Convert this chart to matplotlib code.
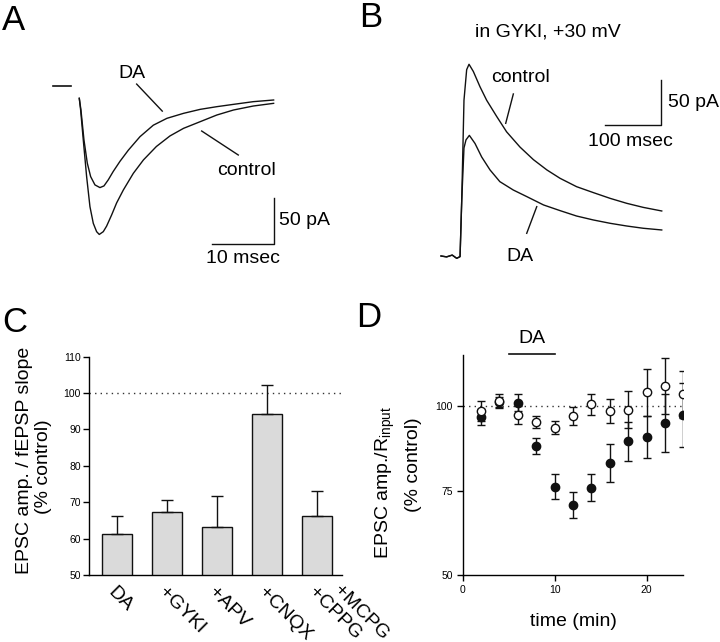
import matplotlib

matplotlib.use("Agg")

import matplotlib.pyplot as plt

# panel A: EPSC traces (ms, pA)
A_CTRL_T = [0, 0.22, 0.65, 1.19, 1.73, 2.27, 2.81, 3.24, 3.89, 4.43, 5.24, 6.05, 7.14, 8.76,
            10.4, 12.5, 14.7, 16.9, 19.6, 22.3, 25.0, 28.2, 31.5]
A_CTRL_I = [0, -12.6, -45, -84.5, -117, -135, -144, -147, -144, -138, -126, -113, -99, -81,
            -66.5, -52, -40.6, -32.4, -25.2, -18, -12.6, -8.3, -5.4]
A_DA_T = [0, 0.27, 0.76, 1.30, 1.84, 2.54, 3.35, 4.0, 4.7, 5.5, 6.6, 7.95, 9.84, 12.0,
          14.2, 16.9, 19.6, 22.3, 25.0, 28.2, 31.5]
A_DA_I = [0, -12.6, -45, -70, -84.5, -93.5, -96.4, -94.6, -88, -79, -68, -56, -41.4, -29,
          -21.6, -16.2, -11.9, -9, -6.5, -3.6, -1.8]

# panel B: NMDA EPSC traces in GYKI at +30 mV (ms, pA)
B_CTRL_T = [0, 10, 20, 28, 34, 37, 41, 45.8, 50, 57.7, 69.6, 81.5, 99.4, 117, 141, 165, 189,
            212.5, 242, 272, 302, 331.6, 361, 394]
B_CTRL_I = [0, -1, 1, -2.6, -0.7, 62, 173, 207, 213, 205, 188, 173, 155, 138, 121, 107, 95.6,
            86.3, 77, 70.4, 64, 58.5, 54, 50]
B_DA_T = [0, 10, 20, 28, 34, 37, 41, 44.6, 50.6, 60.7, 72.6, 87.5, 105, 129, 153, 183, 212.5,
          242, 272, 302, 331.6, 361, 394]
B_DA_I = [0, -1, 1, -2.6, -0.7, 62, 120, 129, 134, 125, 110, 95.6, 82.6, 73.3, 66, 56.7, 50.4,
          44.4, 40, 36.3, 33.3, 30.8, 28.9]

# panel C: bar chart
C_LABELS = ["DA", "+GYKI", "+APV", "+CNQX", "+CPPG +MCPG"]
C_MEANS = [61.2, 67.3, 63.2, 94.3, 66.2]
C_SEM = [5.0, 3.2, 8.6, 7.8, 6.8]
C_YTICKS = [50, 60, 70, 80, 90, 100, 110]

# panel D: time course
D_TIME = [2, 4, 6, 8, 10, 12, 14, 16, 18, 20, 22, 24]
D_FILLED = [96.6, 101.1, 100.9, 88.1, 76.1, 70.8, 75.9, 83.0, 89.5, 90.7, 95.0, 97.3]
D_FILLED_ERR = [2.4, 1.5, 2.5, 2.3, 3.7, 3.8, 3.9, 5.6, 5.8, 6.2, 8.5, 9.5]
D_OPEN = [98.5, 101.4, 97.3, 95.2, 93.6, 97.0, 100.4, 98.5, 98.9, 104.0, 105.9, 103.4]
D_OPEN_ERR = [3.0, 2.0, 2.7, 1.8, 2.0, 2.7, 3.0, 3.5, 5.5, 7.0, 8.2, 7.0]
DA_START, DA_END = 5, 10

W, H = 720, 642
FONT = "Liberation Sans"
plt.rcParams.update({
    "font.family": [FONT, "DejaVu Sans"],
    "font.size": 14,
    "axes.linewidth": 1.0,
    "mathtext.fontset": "custom",
    "mathtext.rm": FONT,
})


def px_axes(fig, x0, y0, x1, y1):
    return fig.add_axes([x0 / W, 1 - y1 / H, (x1 - x0) / W, (y1 - y0) / H])


def fig_text(fig, x, y, s, **kw):
    kw.setdefault("ha", "center")
    kw.setdefault("va", "center")
    fig.text(x / W, 1 - y / H, s, **kw)


fig = plt.figure(figsize=(W / 100, H / 100), dpi=100)

# ---- A ----
ax = px_axes(fig, 0, 0, 360, 300)
ax.set_xlim(-12.85, 45.5)
ax.set_ylim(-217.8, 106.2)
ax.axis("off")
ax.plot(A_CTRL_T, A_CTRL_I, color="#111111", lw=1.0)
ax.plot(A_DA_T, A_DA_I, color="#111111", lw=1.0)
ax.plot([-4.3, -1.35], [13.3, 13.3], color="#111111", lw=1.2)
ax.text(8.5, 27, "DA", ha="center", va="center", fontsize=14)
ax.plot([9.3, 13.45], [15.4, -13.8], color="#111111", lw=1.0)
ax.text(27.1, -78.2, "control", ha="center", va="center", fontsize=14)
ax.plot([19.84, 25.77], [-35.3, -61.2], color="#111111", lw=1.0)
ax.plot([21.55, 31.55, 31.55], [-157.3, -157.3, -107.3], color="#111111", lw=1.0)
ax.text(32.4, -132, "50 pA", ha="left", va="center", fontsize=14)
ax.text(26.5, -172.8, "10 msec", ha="center", va="center", fontsize=14)

# ---- B ----
ax = px_axes(fig, 360, 0, 720, 300)
ax.set_xlim(-144.6, 498)
ax.set_ylim(-48.9, 284.4)
ax.axis("off")
ax.plot(B_CTRL_T, B_CTRL_I, color="#111111", lw=1.0)
ax.plot(B_DA_T, B_DA_I, color="#111111", lw=1.0)
ax.text(191.6, 249, "in GYKI, +30 mV", ha="center", va="center", fontsize=14)
ax.text(141, 198.6, "control", ha="center", va="center", fontsize=14)
ax.plot([129.1, 115.5], [180, 147.4], color="#111111", lw=1.0)
ax.text(141, -0.8, "DA", ha="center", va="center", fontsize=14)
ax.plot([170.9, 153], [54.8, 25.2], color="#111111", lw=1.0)
ax.plot([292.9, 392.9, 392.9], [145.6, 145.6, 195.6], color="#111111", lw=1.0)
ax.text(405, 170, "50 pA", ha="left", va="center", fontsize=14)
ax.text(337.5, 127, "100 msec", ha="center", va="center", fontsize=14)

# ---- C ----
ax = px_axes(fig, 89, 356.7, 342, 575)
x = list(range(len(C_MEANS)))
ax.bar(x, C_MEANS, width=0.6, bottom=0, color="#dadada", edgecolor="#111111", lw=1.0, zorder=2)
ax.errorbar(x, C_MEANS, yerr=[[0] * len(C_SEM), C_SEM], fmt="none", ecolor="#111111",
            elinewidth=1.0, capsize=4, capthick=1.0, zorder=3)
ax.axhline(100, color="#333333", lw=1.0, ls=(0, (1, 3)), zorder=1)
ax.set_xlim(-0.554, 4.506)
ax.set_ylim(50, 110)
ax.set_yticks(C_YTICKS)
ax.tick_params(axis="y", labelsize=7.5, length=4, width=1.0, pad=2)
ax.set_xticks([])
for side in ("top", "right"):
    ax.spines[side].set_visible(False)
for i, lab in enumerate(C_LABELS):
    for j, part in enumerate(lab.split(" ")):
        ax.text(i - 0.12 + 0.5 * j, 46.0 + 0.6 * j, part, rotation=-45, rotation_mode="anchor",
                ha="left", va="center", fontsize=14, clip_on=False)
fig_text(fig, 25, 460, "EPSC amp. / fEPSP slope", rotation=90, fontsize=14)
fig_text(fig, 43.3, 466.7, "(% control)", rotation=90, fontsize=14)

# ---- D ----
ax = px_axes(fig, 462.7, 355, 683.3, 575.3)
ax.axhline(100, color="#333333", lw=1.0, ls=(0, (1, 3)), zorder=1)
ax.errorbar(D_TIME, D_FILLED, yerr=D_FILLED_ERR, fmt="o", color="#111111", ms=6,
            mfc="#111111", mec="#111111", elinewidth=1.0, capsize=3, capthick=1.0, zorder=3)
ax.errorbar(D_TIME, D_OPEN, yerr=D_OPEN_ERR, fmt="o", color="#111111", ms=6,
            mfc="white", mec="#111111", mew=1.0, elinewidth=1.0, capsize=3, capthick=1.0, zorder=4)
ax.plot([DA_START, DA_END], [115.3, 115.3], color="#111111", lw=1.2, clip_on=False)
ax.text((DA_START + DA_END) / 2, 120, "DA", ha="center", va="center", fontsize=14)
ax.set_xlim(0, 24)
ax.set_ylim(50, 115)
ax.set_xticks([0, 10, 20])
ax.set_yticks([50, 75, 100])
ax.tick_params(labelsize=7.5, length=4, width=1.0, pad=3)
for side in ("top", "right"):
    ax.spines[side].set_visible(False)
fig_text(fig, 573.3, 621.7, "time (min)", fontsize=14)
fig_text(fig, 385, 482, r"EPSC amp./R$_\mathregular{input}$", rotation=90, fontsize=14)
fig_text(fig, 413.3, 465, "(% control)", rotation=90, fontsize=14)

# panel letters
fig_text(fig, 14, 30, "A", fontsize=25, va="baseline")
fig_text(fig, 371, 27, "B", fontsize=25, va="baseline")
fig_text(fig, 15, 332, "C", fontsize=25, va="baseline")
fig_text(fig, 369, 327, "D", fontsize=25, va="baseline")

fig.savefig("out.png", dpi=100, facecolor="white")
———
→ SET EXERCISE
Transcribe the opening line of the listing above, please, and every line after it through the line with "C_YTICKS = [50, 60, 70, 80, 90, 100, 110]", word for word, without pictures.

→ EXERCISE OUTPUT
Convert this chart to matplotlib code.
import matplotlib

matplotlib.use("Agg")

import matplotlib.pyplot as plt

# panel A: EPSC traces (ms, pA)
A_CTRL_T = [0, 0.22, 0.65, 1.19, 1.73, 2.27, 2.81, 3.24, 3.89, 4.43, 5.24, 6.05, 7.14, 8.76,
            10.4, 12.5, 14.7, 16.9, 19.6, 22.3, 25.0, 28.2, 31.5]
A_CTRL_I = [0, -12.6, -45, -84.5, -117, -135, -144, -147, -144, -138, -126, -113, -99, -81,
            -66.5, -52, -40.6, -32.4, -25.2, -18, -12.6, -8.3, -5.4]
A_DA_T = [0, 0.27, 0.76, 1.30, 1.84, 2.54, 3.35, 4.0, 4.7, 5.5, 6.6, 7.95, 9.84, 12.0,
          14.2, 16.9, 19.6, 22.3, 25.0, 28.2, 31.5]
A_DA_I = [0, -12.6, -45, -70, -84.5, -93.5, -96.4, -94.6, -88, -79, -68, -56, -41.4, -29,
          -21.6, -16.2, -11.9, -9, -6.5, -3.6, -1.8]

# panel B: NMDA EPSC traces in GYKI at +30 mV (ms, pA)
B_CTRL_T = [0, 10, 20, 28, 34, 37, 41, 45.8, 50, 57.7, 69.6, 81.5, 99.4, 117, 141, 165, 189,
            212.5, 242, 272, 302, 331.6, 361, 394]
B_CTRL_I = [0, -1, 1, -2.6, -0.7, 62, 173, 207, 213, 205, 188, 173, 155, 138, 121, 107, 95.6,
            86.3, 77, 70.4, 64, 58.5, 54, 50]
B_DA_T = [0, 10, 20, 28, 34, 37, 41, 44.6, 50.6, 60.7, 72.6, 87.5, 105, 129, 153, 183, 212.5,
          242, 272, 302, 331.6, 361, 394]
B_DA_I = [0, -1, 1, -2.6, -0.7, 62, 120, 129, 134, 125, 110, 95.6, 82.6, 73.3, 66, 56.7, 50.4,
          44.4, 40, 36.3, 33.3, 30.8, 28.9]

# panel C: bar chart
C_LABELS = ["DA", "+GYKI", "+APV", "+CNQX", "+CPPG +MCPG"]
C_MEANS = [61.2, 67.3, 63.2, 94.3, 66.2]
C_SEM = [5.0, 3.2, 8.6, 7.8, 6.8]
C_YTICKS = [50, 60, 70, 80, 90, 100, 110]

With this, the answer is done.